The supermarket also acknowledged that suppliers, farmers, and transport partners are “navigating difficult cost increases like the rise in fuel prices,” and said it is working to find the right path through. No further detail on the scope of that work was provided publicly.
How Woolworths and Coles Are Responding to Farmer Cost Pressure
Both major supermarkets have now announced support measures for farming suppliers, though the structure of each response differs. Coles moved first with a one-off cash relief package. Woolworths has opted for an ongoing per-litre payment increase in the dairy category. I think the distinction matters more than it might first appear.
| Retailer | Measure | Value | Structure | Passed to Customers? |
|---|---|---|---|---|
| Woolworths | Farmers’ Own milk payment increase | 10 cents per litre | Ongoing payment uplift | No — confirmed |
| Coles | One-off farmer relief package | Up to $1 million | One-off payment | Not confirmed |
An ongoing per-litre uplift provides more predictable income support for dairy farmers, while a one-off payment addresses immediate cash flow without changing the underlying cost structure. For suppliers planning forward, that difference is commercially significant.
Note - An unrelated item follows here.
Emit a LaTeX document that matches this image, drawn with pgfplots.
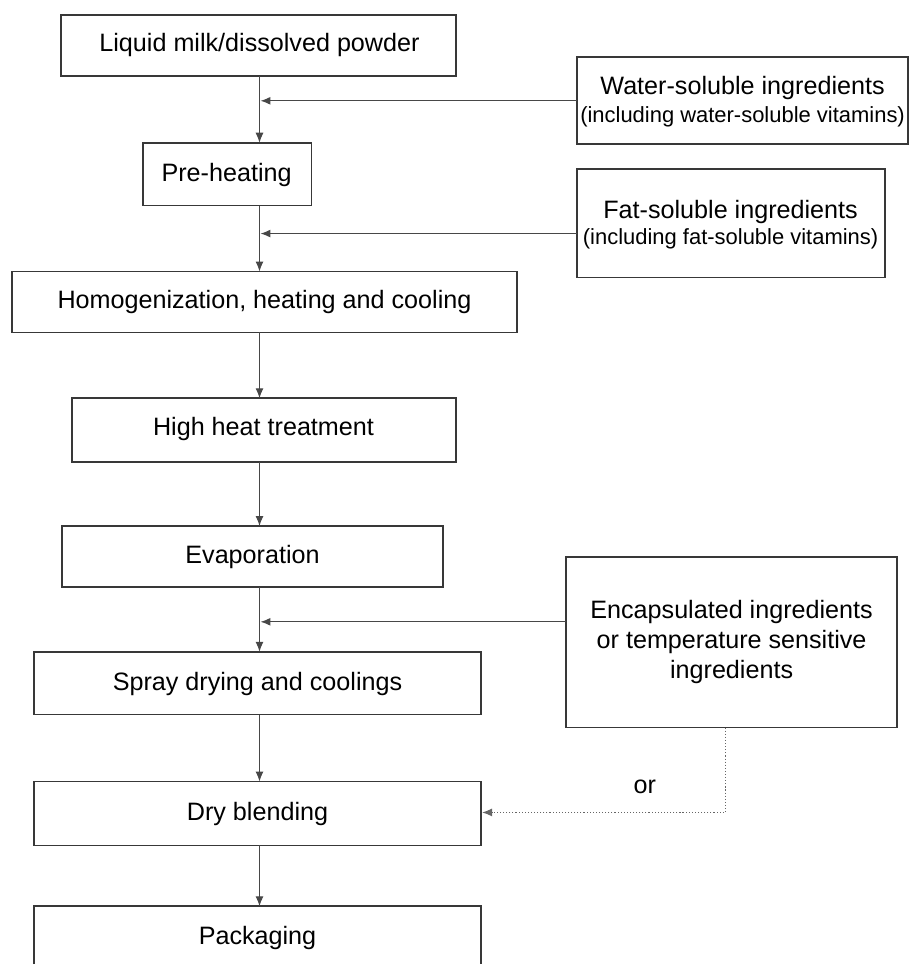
\documentclass[border=0pt]{standalone}
\usepackage{pgfplots}
\pgfplotsset{compat=1.18}
\usepackage{fontspec}
\setmainfont{Liberation Sans}
\usetikzlibrary{arrows.meta}
\tikzset{
  box/.style={draw=black!78, line width=0.85pt, line join=miter},
  arr/.style={draw=black!72, line width=0.55pt, -{Latex[length=5pt,width=4pt]}},
  darr/.style={draw=black!60, line width=0.55pt, densely dotted, -{Latex[length=5pt,width=4pt]}},
}
\newcommand{\mainfs}{\fontsize{12.6}{15}\selectfont}
\newcommand{\smallfs}{\fontsize{11}{14.5}\selectfont}
\begin{document}
\begin{tikzpicture}[font=\mainfs]
\begin{axis}[scale only axis, width=456pt, height=482.5pt,
  xmin=0, xmax=912, ymin=0, ymax=965, y dir=reverse,
  hide axis, clip=false]
% frame for bounding box
\addplot[draw=none] coordinates {(0,0) (912,965)};
% main boxes
\addplot[box] coordinates {(61,15) (457,15) (457,76) (61,76)} -- cycle;
\addplot[box] coordinates {(143,143) (312,143) (312,206) (143,206)} -- cycle;
\addplot[box] coordinates {(12,272) (518,272) (518,333) (12,333)} -- cycle;
\addplot[box] coordinates {(72,399) (457,399) (457,463) (72,463)} -- cycle;
\addplot[box] coordinates {(62,527) (444,527) (444,588) (62,588)} -- cycle;
\addplot[box] coordinates {(34,653) (482,653) (482,716) (34,716)} -- cycle;
\addplot[box] coordinates {(34,783) (482,783) (482,847) (34,847)} -- cycle;
\addplot[box] coordinates {(34,966) (34,908) (482,908) (482,966)};
% side boxes
\addplot[box] coordinates {(578,57) (910,57) (910,144) (578,144)} -- cycle;
\addplot[box] coordinates {(578,169) (887,169) (887,278) (578,278)} -- cycle;
\addplot[box] coordinates {(567,558) (899,558) (899,729) (567,729)} -- cycle;
% vertical arrows
\addplot[arr] coordinates {(260,76) (260,143)};
\addplot[arr] coordinates {(260,206) (260,272)};
\addplot[arr] coordinates {(260,333) (260,399)};
\addplot[arr] coordinates {(260,463) (260,527)};
\addplot[arr] coordinates {(260,588) (260,653)};
\addplot[arr] coordinates {(260,716) (260,783)};
\addplot[arr] coordinates {(260,847) (260,908)};
% horizontal arrows
\addplot[arr] coordinates {(578,101) (261,101)};
\addplot[arr] coordinates {(578,234) (261,234)};
\addplot[arr] coordinates {(567,623) (261,623)};
% dotted
\addplot[darr] coordinates {(727,729) (727,814) (483,814)};
% texts
\node at (axis cs:260,45) {Liquid milk/dissolved powder};
\node[align=center] at (axis cs:744,102) {Water-soluble ingredients\\[-1pt]{\smallfs (including water-soluble vitamins)}};
\node at (axis cs:227,175) {Pre-heating};
\node[align=center] at (axis cs:732,225) {Fat-soluble ingredients\\[-2pt]{\smallfs (including fat-soluble vitamins)}};
\node at (axis cs:265,303) {Homogenization, heating and cooling};
\node at (axis cs:264,430) {High heat treatment};
\node at (axis cs:253,558) {Evaporation};
\node[align=center] at (axis cs:733,643) {Encapsulated ingredients\\or temperature sensitive\\ingredients};
\node at (axis cs:258,685) {Spray drying and coolings};
\node at (axis cs:646,788) {or};
\node at (axis cs:258,816) {Dry blending};
\node at (axis cs:258,940) {Packaging};
\end{axis}
\end{tikzpicture}
\end{document}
What These Measures Do Not Change for the Broader Supply Chain
A 10-cent per litre increase in milk payments, while meaningful for dairy farmers in the Farmers’ Own programme, does not address the full breadth of cost pressures hitting Australian agriculture. Fuel, fertiliser, and transport costs affect every category — not just dairy.
Woolworths has not confirmed any equivalent support measures for its fresh produce or beef suppliers, despite sourcing significant volumes from both. The scope of Coles’ $1 million package and which suppliers qualify has also not been fully detailed publicly.
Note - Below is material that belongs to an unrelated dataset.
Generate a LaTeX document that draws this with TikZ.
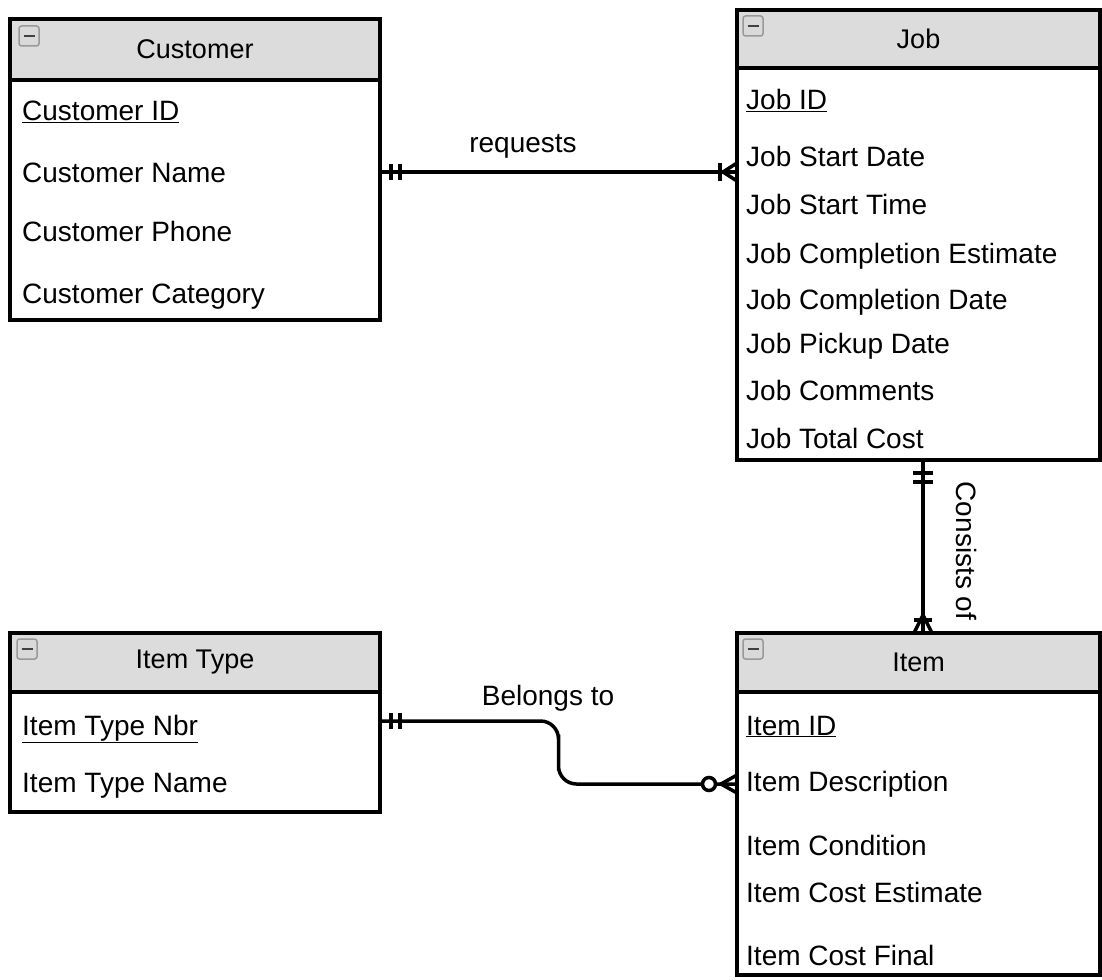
\documentclass[tikz,border=0pt]{standalone}
\usepackage{fontspec}
\setmainfont{Liberation Sans}
\usepackage{tikz}
\usetikzlibrary{calc, positioning}
\usepackage{xcolor}
\definecolor{headgray}{HTML}{DCDCDC}
\newcommand{\attrfont}{\fontsize{28}{34}\selectfont}
\newcommand{\headfont}{\fontsize{27}{32}\selectfont}
\newcommand{\pkey}[1]{\underline{#1}}

\begin{document}
\begin{tikzpicture}[x=1pt, y=-1pt,
    entbody/.style={draw, line width=4pt, anchor=north west, inner sep=0pt, outer sep=0pt},
    enthead/.style={entbody, fill=headgray, font=\headfont},
    minusbox/.style={draw=gray!80, fill=gray!30, rounded corners=2.5pt, line width=1.5pt,
        minimum size=20pt, inner sep=0pt,
        path picture={\draw[line width=2.5pt, black!75]
            ([xshift=4.5pt]path picture bounding box.west) --
            ([xshift=-4.5pt]path picture bounding box.east);}},
    attr/.style={anchor=base west, inner sep=0pt, font=\attrfont},
    rel/.style={line width=3.5pt},
    relmark/.style={line width=4pt},
    rellabel/.style={inner sep=0pt, font=\attrfont}]
    \useasboundingbox (0,0) rectangle (1102,979);

    % Customer
    \node[enthead, minimum width=370pt, minimum height=61pt] (custhead) at (10,19) {Customer};
    \node[entbody, minimum width=370pt, minimum height=240pt] (cust) at (custhead.south west) {};
    \node[minusbox] (custicon) at ($(custhead.north west)+(19,17)$) {};
    \node[attr] (custid) at (22,121) {\pkey{Customer ID}};
    \node[attr] (custname) at (22,182) {Customer Name};
    \node[attr] (custphone) at (22,241) {Customer Phone};
    \node[attr] (custcat) at (22,303) {Customer Category};

    % Job
    \node[enthead, minimum width=363pt, minimum height=58pt] (jobhead) at (737,10) {Job};
    \node[entbody, minimum width=363pt, minimum height=392pt] (job) at (jobhead.south west) {};
    \node[minusbox] (jobicon) at ($(jobhead.north west)+(16,16)$) {};
    \node[attr] (jobid) at (746,110) {\pkey{Job ID}};
    \node[attr] (jobstartd) at (746,166) {Job Start Date};
    \node[attr] (jobstartt) at (746,214) {Job Start Time};
    \node[attr] (jobest) at (746,263) {Job Completion Estimate};
    \node[attr] (jobcompl) at (746,309) {Job Completion Date};
    \node[attr] (jobpick) at (746,353) {Job Pickup Date};
    \node[attr] (jobcomm) at (746,400) {Job Comments};
    \node[attr] (jobcost) at (746,448) {Job Total Cost};

    % Item Type
    \node[enthead, minimum width=370pt, minimum height=59pt] (itypehead) at (10,633) {Item Type};
    \node[entbody, minimum width=370pt, minimum height=120pt] (itype) at (itypehead.south west) {};
    \node[minusbox] (itypeicon) at ($(itypehead.north west)+(17,16)$) {};
    \node[attr] (itypenbr) at (22,735) {\pkey{Item Type Nbr}};
    \node[attr] (itypename) at (22,792) {Item Type Name};

    % Item
    \node[enthead, minimum width=363pt, minimum height=59pt] (itemhead) at (737,633) {Item};
    \node[entbody, minimum width=363pt, minimum height=283pt] (item) at (itemhead.south west) {};
    \node[minusbox] (itemicon) at ($(itemhead.north west)+(16,16)$) {};
    \node[attr] (itemid) at (746,735) {\pkey{Item ID}};
    \node[attr] (itemdesc) at (746,791) {Item Description};
    \node[attr] (itemcond) at (746,855) {Item Condition};
    \node[attr] (itemest) at (746,902) {Item Cost Estimate};
    \node[attr] (itemfinal) at (746,965) {Item Cost Final};

    % requests: Customer (one and only one) -- Job (one or many)
    \coordinate (reqA) at (cust.east |- 0,172);
    \coordinate (reqB) at (job.west |- 0,172);
    \draw[rel] (reqA) -- (reqB);
    \node[rellabel, anchor=base] (reqlabel) at (523,152) {requests};
    \draw[relmark] ($(reqA)+(11,-8)$) -- ++(0,16);
    \draw[relmark] ($(reqA)+(20,-8)$) -- ++(0,16);
    \draw[relmark] ($(reqB)+(-17,-9)$) -- ++(0,18);
    \draw[rel] ($(reqB)+(0,-9)$) -- ($(reqB)+(-14,0)$) -- ($(reqB)+(0,9)$);

    % Consists of: Job (one and only one) -- Item (one or many)
    \coordinate (conA) at (job.south -| 923,0);
    \coordinate (conB) at (itemhead.north -| 923,0);
    \draw[rel] (conA) -- (conB);
    \node[rellabel, rotate=-90] (conlabel) at (966,551) {Consists of};
    \draw[relmark] ($(conA)+(-10,13)$) -- ++(20,0);
    \draw[relmark] ($(conA)+(-10,22)$) -- ++(20,0);
    \draw[relmark] ($(conB)+(-9,-13)$) -- ++(18,0);
    \draw[rel] ($(conB)+(-9,0)$) -- ($(conB)+(0,-18)$) -- ($(conB)+(9,0)$);

    % Belongs to: Item Type (one and only one) -- Item (zero or many)
    \coordinate (belA) at (itype.east |- 0,721);
    \coordinate (belB) at (item.west |- 0,784);
    \draw[rel, rounded corners=18pt] (belA) -| ($(belA)!.5!(belB)$) |- (belB);
    \node[rellabel, anchor=base] (bellabel) at (548,705) {Belongs to};
    \draw[relmark] ($(belA)+(11,-8)$) -- ++(0,16);
    \draw[relmark] ($(belA)+(20,-8)$) -- ++(0,16);
    \draw[rel] ($(belB)+(0,-9)$) -- ($(belB)+(-16,0)$) -- ($(belB)+(0,9)$);
    \draw[rel, fill=white] ($(belB)+(-28,0)$) circle[radius=6.5pt];
\end{tikzpicture}
\end{document}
For suppliers outside these specific programmes, the cost environment remains unchanged.
Dairy farmers supplying Woolworths under the Farmers’ Own label are the clearest near-term beneficiaries, with the per-litre uplift providing ongoing rather than one-off relief. Transport and logistics operators in the fresh produce supply chain remain exposed to fuel cost volatility without confirmed support from either retailer.
Supermarket Supplier Support and the Pressure Building Across Australian Grocery
Both Woolworths and Coles moving to support farming suppliers in the same week reflects the scale of the cost shock flowing through the agricultural supply chain. It also reflects the political and reputational context both retailers are operating in — with the Australian Competition and Consumer Commission (ACCC) actively pursuing legal action against Woolworths in the Federal Court over pricing conduct.
Absorbing supply chain costs and increasing farmer payments is commercially costly for a retailer already under regulatory scrutiny. Whether these measures represent a genuine shift in how the major supermarkets manage supplier relationships, or a short-term response to an acute crisis, will become clearer as the Hormuz situation develops and cost pressures either ease or persist through the year.
If you’re a supplier, brand manager, or logistics operator working within either retailer’s network, now is the time to document your cost exposure and open a formal conversation — because the window for proactive negotiation tends to close faster than the crisis that created it.
If fuel and fertiliser costs remain elevated, a 10-cent milk payment and a one-off relief package will look like the opening move in a much longer renegotiation of how Australian supermarkets share supply chain risk with the farmers who feed their shelves.